§ **Task instructions**: Word for word, extract the first line of the records below and each line after it, up to and including the line with "from matplotlib.patches import Rectangle". Pictures are left out.

═══ Raw data ═══

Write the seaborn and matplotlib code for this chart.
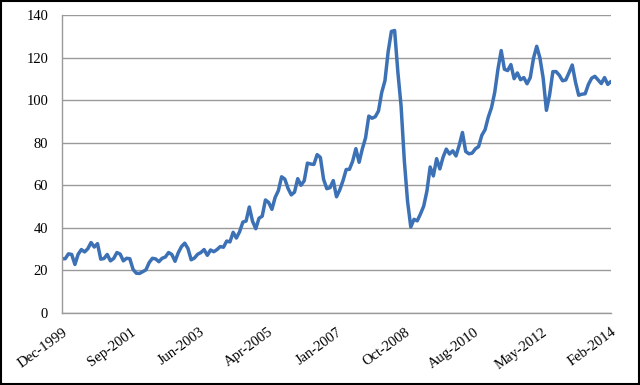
import numpy as np
import pandas as pd
import matplotlib
matplotlib.use("Agg")
import matplotlib.pyplot as plt
import seaborn as sns
from matplotlib.patches import Rectangle

# Monthly prices, Dec-1999 .. Feb-2014
prices = [
    25.5,
    25.5, 27.8, 27.5, 22.8, 27.6, 29.8, 28.7, 30.2, 33.1, 31.0, 32.6, 25.3,
    25.6, 27.5, 24.5, 25.6, 28.4, 27.7, 24.5, 25.7, 25.5, 20.5, 18.7, 18.6,
    19.4, 20.3, 23.7, 25.7, 25.4, 24.1, 25.7, 26.3, 28.4, 27.5, 24.3, 28.3,
    31.2, 32.8, 30.3, 25.0, 25.8, 27.6, 28.4, 29.8, 27.1, 29.6, 28.8, 29.8,
    31.2, 30.9, 33.8, 33.4, 37.9, 35.2, 38.2, 42.7, 43.2, 49.8, 43.1, 39.6,
    44.5, 45.5, 53.1, 51.9, 48.7, 54.3, 57.5, 64.0, 62.9, 58.5, 55.5, 56.8,
    63.1, 60.0, 62.1, 70.4, 70.0, 69.8, 74.4, 73.1, 62.8, 58.4, 58.9, 62.2,
    54.6, 57.8, 62.1, 67.4, 67.5, 71.3, 77.2, 70.8, 77.1, 82.3, 92.5, 91.5,
    92.2, 94.9, 103.6, 109.1, 122.8, 132.3, 132.7, 113.2, 97.2, 71.6, 52.5, 40.4,
    44.0, 43.3, 46.5, 50.2, 57.3, 68.6, 64.4, 72.5, 67.7, 73.2, 77.0, 74.7,
    76.2, 73.8, 78.8, 84.8, 75.9, 74.8, 75.1, 77.1, 78.2, 83.5, 86.1, 92.0,
    96.5, 103.7, 114.6, 123.3, 114.5, 113.9, 116.7, 110.1, 112.8, 109.6, 110.6, 107.7,
    110.6, 119.7, 125.3, 119.8, 110.3, 95.2, 102.6, 113.4, 113.4, 111.7, 109.1, 109.5,
    112.9, 116.5, 108.5, 102.3, 102.8, 103.0, 107.4, 110.3, 111.2, 109.5, 107.8, 110.6,
    107.4, 108.8,
]
tick_labels = ["Dec-1999", "Sep-2001", "Jun-2003", "Apr-2005", "Jan-2007",
               "Oct-2008", "Aug-2010", "May-2012", "Feb-2014"]
y_ticks = [0, 20, 40, 60, 80, 100, 120, 140]

df = pd.DataFrame({"idx": np.arange(len(prices)), "price": prices})

sns.set_style("white")
plt.rcParams["font.family"] = ["Liberation Serif", "DejaVu Serif"]

fig = plt.figure(figsize=(6.4, 3.85), dpi=100)
ax = fig.add_axes([62/640, 1 - 313/385, (611-62)/640, (313-15)/385])

sns.lineplot(data=df, x="idx", y="price", ax=ax, color="#3C71B6", linewidth=2.5)

n = len(prices) - 1
ax.set_xlim(0, n)
ax.set_ylim(0, 140)
ax.set_xticks(np.linspace(0, n, len(tick_labels)))
ax.set_xticklabels(tick_labels, rotation=36, ha="right", rotation_mode="anchor", fontsize=10.5)
ax.set_yticks(y_ticks)
ax.set_yticklabels([str(v) for v in y_ticks], fontsize=10.5)
ax.set_xlabel("")
ax.set_ylabel("")
ax.grid(axis="y", color="#9A9A9A", linewidth=1.0)
ax.set_axisbelow(True)
for s in ["top", "right"]:
    ax.spines[s].set_visible(False)
for s in ["left", "bottom"]:
    ax.spines[s].set_color("#9A9A9A")
    ax.spines[s].set_linewidth(1.0)
ax.tick_params(axis="both", direction="out", length=5, width=1, color="#9A9A9A",
               labelcolor="black")
ax.tick_params(axis="y", pad=5)
ax.tick_params(axis="x", pad=4)

fig.patches.append(Rectangle((0.0015, 0.0025), 0.997, 0.995, transform=fig.transFigure,
                             fill=False, edgecolor="black", linewidth=1.5))

fig.savefig("out.png", dpi=100)
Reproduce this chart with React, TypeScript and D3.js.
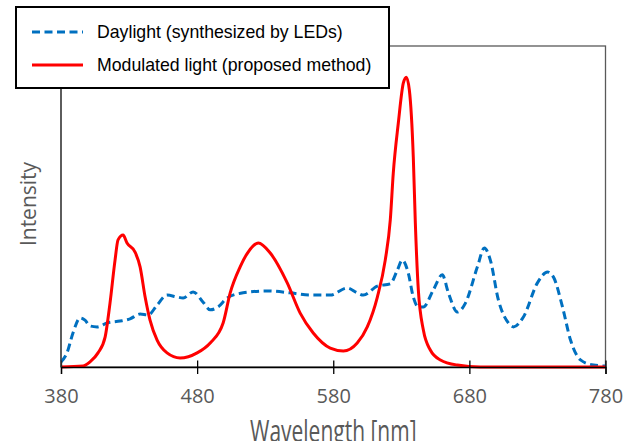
import React, { useEffect, useRef } from 'react';
import * as d3 from 'd3';

// wavelength [nm] / relative intensity
const daylightWl = [380, 384.4, 388.8, 394, 397.6, 401.3, 406.5, 413.8, 423.4, 430.7, 438.1, 444, 450.6, 457.9, 465.3, 469.7, 477.1, 484.4, 489.6, 495.4, 502.1, 513.8, 531.5, 548.4, 563.1, 577.8, 590.3, 597.6, 602.1, 612.4, 621.9, 627.1, 630.7, 635.1, 638.8, 642.5, 646.2, 653.5, 660.1, 664.6, 671.2, 677.1, 685.9, 691, 695.4, 701.3, 708.7, 712.4, 719.7, 730, 737.4, 741.8, 748.4, 754.3, 761.6, 771.2, 780];
const daylightVal = [1.6, 4.4, 10.6, 15.3, 14.6, 12.8, 12.5, 13.7, 14.3, 15.0, 16.5, 16.2, 19.3, 22.4, 21.8, 21.5, 23.4, 20.2, 17.8, 18.7, 21.5, 23.1, 23.7, 23.1, 22.4, 22.4, 24.6, 23.1, 22.4, 25.2, 25.9, 30.2, 33.3, 29.3, 21.8, 18.7, 18.7, 24.0, 28.7, 23.1, 17.1, 19.9, 31.2, 37.1, 33.3, 20.9, 13.7, 12.5, 15.6, 26.2, 29.6, 28.0, 18.7, 8.4, 2.2, 0.6, 0.3];

const modulatedWl = [380, 396.2, 401.3, 407.2, 412.4, 416, 419.7, 421.9, 425.6, 428.5, 434.4, 438.1, 441.8, 445.4, 450.6, 457.9, 467.5, 480, 489.6, 499.1, 504.3, 511.6, 517, 524.9, 533.7, 546.2, 555.7, 565.3, 577.8, 587.4, 597.6, 605, 612.4, 618.2, 621.9, 624.1, 627.8, 631.5, 633.7, 635.9, 638.8, 640.3, 642.5, 646.2, 651.3, 658.7, 671.2, 688, 780];
const modulatedVal = [0, 0.3, 1.6, 4.4, 9.3, 19.9, 33.3, 39.6, 41.1, 38.6, 35.8, 31.2, 21.8, 14.6, 8.4, 4.4, 2.8, 4.4, 7.5, 13.7, 23.1, 31.2, 35.5, 38.6, 35.5, 26.2, 16.8, 10.6, 5.9, 5.0, 7.5, 12.5, 21.8, 33.3, 45.8, 60.4, 76.0, 88.5, 90.3, 86.3, 65.4, 44.9, 24.0, 11.5, 5.3, 2.2, 0.6, 0, 0];

const xTicks = [380, 480, 580, 680, 780];
const legendLabels = ['Daylight (synthesized by LEDs)', 'Modulated light (proposed method)'];

const App = () => {
  const ref = useRef<SVGSVGElement>(null);

  useEffect(() => {
    const svg = d3.select(ref.current);
    svg.selectAll('*').remove();

    const left = 61, right = 605.5, top = 46, bottom = 367;
    const grey = '#595959';
    const tickFont = '"Open Sans", sans-serif';

    const x = d3.scaleLinear().domain([380, 780]).range([left, right]);
    const y = d3.scaleLinear().domain([0, 100]).range([bottom, top]);

    // plot frame
    svg.append('rect')
      .attr('x', left).attr('y', top)
      .attr('width', right - left).attr('height', bottom - top)
      .attr('fill', 'none').attr('stroke', grey).attr('stroke-width', 1.3);

    const line = d3.line<[number, number]>()
      .x(d => x(d[0]))
      .y(d => y(d[1]))
      .curve(d3.curveMonotoneX);

    const daylight = daylightWl.map((w, i) => [w, daylightVal[i]] as [number, number]);
    const modulated = modulatedWl.map((w, i) => [w, modulatedVal[i]] as [number, number]);

    svg.append('path')
      .datum(daylight)
      .attr('fill', 'none')
      .attr('stroke', '#0070C0')
      .attr('stroke-width', 3)
      .attr('stroke-dasharray', '8,4.5')
      .attr('d', line);

    svg.append('path')
      .datum(modulated)
      .attr('fill', 'none')
      .attr('stroke', '#FF0000')
      .attr('stroke-width', 3)
      .attr('d', line);

    // x axis
    const gx = svg.append('g')
      .attr('transform', `translate(0,${bottom})`)
      .call(d3.axisBottom(x).tickValues(xTicks).tickSizeOuter(0).tickSize(7));
    gx.select('.domain').attr('stroke', '#000').attr('stroke-width', 1.3);
    gx.selectAll('.tick line').attr('y1', -6.5).attr('y2', 7).attr('stroke', '#000').attr('stroke-width', 1.3);
    gx.selectAll('.tick text')
      .attr('y', 36).attr('dy', null)
      .attr('fill', grey)
      .style('font-family', tickFont)
      .style('font-size', '20px');

    // y axis line
    svg.append('line')
      .attr('x1', left).attr('x2', left)
      .attr('y1', top).attr('y2', bottom)
      .attr('stroke', '#404040').attr('stroke-width', 1.3);

    // axis titles (x title runs off the bottom edge, as in the source image)
    svg.append('text')
      .attr('transform', `translate(${(left + right) / 2},442) scale(1,1.45)`)
      .attr('text-anchor', 'middle')
      .attr('fill', grey)
      .style('font-family', tickFont)
      .style('font-size', '21px')
      .text('Wavelength [nm]');

    svg.append('text')
      .attr('transform', `translate(36,204) rotate(-90)`)
      .attr('text-anchor', 'middle')
      .attr('fill', grey)
      .style('font-family', tickFont)
      .style('font-size', '21px')
      .text('Intensity');

    // legend
    const lg = svg.append('g');
    lg.append('rect')
      .attr('x', 16).attr('y', 7)
      .attr('width', 373).attr('height', 81)
      .attr('fill', '#fff').attr('stroke', '#000').attr('stroke-width', 2);

    const styles = [
      { color: '#0070C0', dash: '8,4.5', ly: 32 },
      { color: '#FF0000', dash: null, ly: 65 },
    ];
    styles.forEach((s, i) => {
      lg.append('line')
        .attr('x1', 32).attr('x2', 83)
        .attr('y1', s.ly).attr('y2', s.ly)
        .attr('stroke', s.color).attr('stroke-width', 3)
        .attr('stroke-dasharray', s.dash);
      lg.append('text')
        .attr('x', 97).attr('y', s.ly + 6)
        .attr('fill', '#000')
        .style('font-family', '"Liberation Sans", Arial, sans-serif')
        .style('font-size', '17.7px')
        .text(legendLabels[i]);
    });
  }, []);

  return (
    <svg ref={ref} width={636} height={441} style={{ position: 'absolute', left: 0, top: 0, background: '#fff' }} />
  );
};

export default App;
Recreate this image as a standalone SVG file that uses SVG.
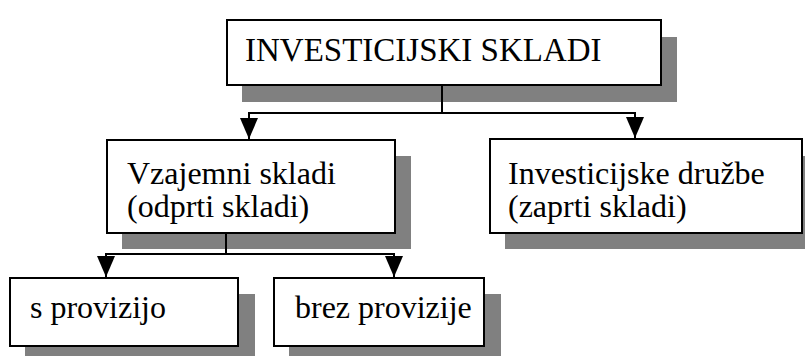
<svg xmlns="http://www.w3.org/2000/svg" width="805" height="356" viewBox="0 0 805 356">
<style>
.sh{fill:#808080;stroke:none}
.bx{fill:#fff;stroke:#000;stroke-width:2}
.t{font-family:'Liberation Serif','Times New Roman',serif;font-size:32px;fill:#000}
.ln{fill:none;stroke:#000;stroke-width:2}
</style>
<defs>
<marker id="ah" viewBox="0 0 21 18" refX="21" refY="9" markerWidth="21" markerHeight="18" markerUnits="userSpaceOnUse" orient="auto">
<path d="M0,0 L21,9 L0,18 Z" fill="#000"/>
</marker>
</defs>
<rect width="805" height="356" fill="#fff"/>
<g id="n-top">
<rect class="sh" x="242" y="37" width="435" height="65"/>
<rect class="bx" x="227" y="20" width="434" height="65"/>
<text class="t" x="245" y="61" style="font-size:33px">INVESTICIJSKI SKLADI</text>
</g>
<g id="n-vzajemni">
<rect class="sh" x="122" y="156" width="289" height="93"/>
<rect class="bx" x="107" y="140" width="288" height="93"/>
<text class="t" x="127" y="184">Vzajemni skladi</text>
<text class="t" x="127" y="217">(odprti skladi)</text>
</g>
<g id="n-druzbe">
<rect class="sh" x="505" y="156" width="300" height="93"/>
<rect class="bx" x="490" y="139" width="312" height="94"/>
<text class="t" x="508" y="184">Investicijske družbe</text>
<text class="t" x="508" y="217">(zaprti skladi)</text>
</g>
<g id="n-s">
<rect class="sh" x="25" y="294" width="230" height="70"/>
<rect class="bx" x="10" y="278" width="228" height="68"/>
<text class="t" x="30" y="318">s provizijo</text>
</g>
<g id="n-brez">
<rect class="sh" x="289" y="294" width="212" height="70"/>
<rect class="bx" x="274" y="278" width="210" height="68"/>
<text class="t" x="295" y="318">brez provizije</text>
</g>
<g id="connectors">
<path class="ln" d="M442,86 V113"/>
<path class="ln" d="M442,113 H249 V139" marker-end="url(#ah)"/>
<path class="ln" d="M442,113 H635 V138" marker-end="url(#ah)"/>
<path class="ln" d="M226,234 V254"/>
<path class="ln" d="M226,254 H106 V277" marker-end="url(#ah)"/>
<path class="ln" d="M226,254 H394 V277" marker-end="url(#ah)"/>
</g>
</svg>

═══

§ **The output**:
Write the seaborn and matplotlib code for this chart.
import numpy as np
import pandas as pd
import matplotlib
matplotlib.use("Agg")
import matplotlib.pyplot as plt
import seaborn as sns
from matplotlib.patches import Rectangle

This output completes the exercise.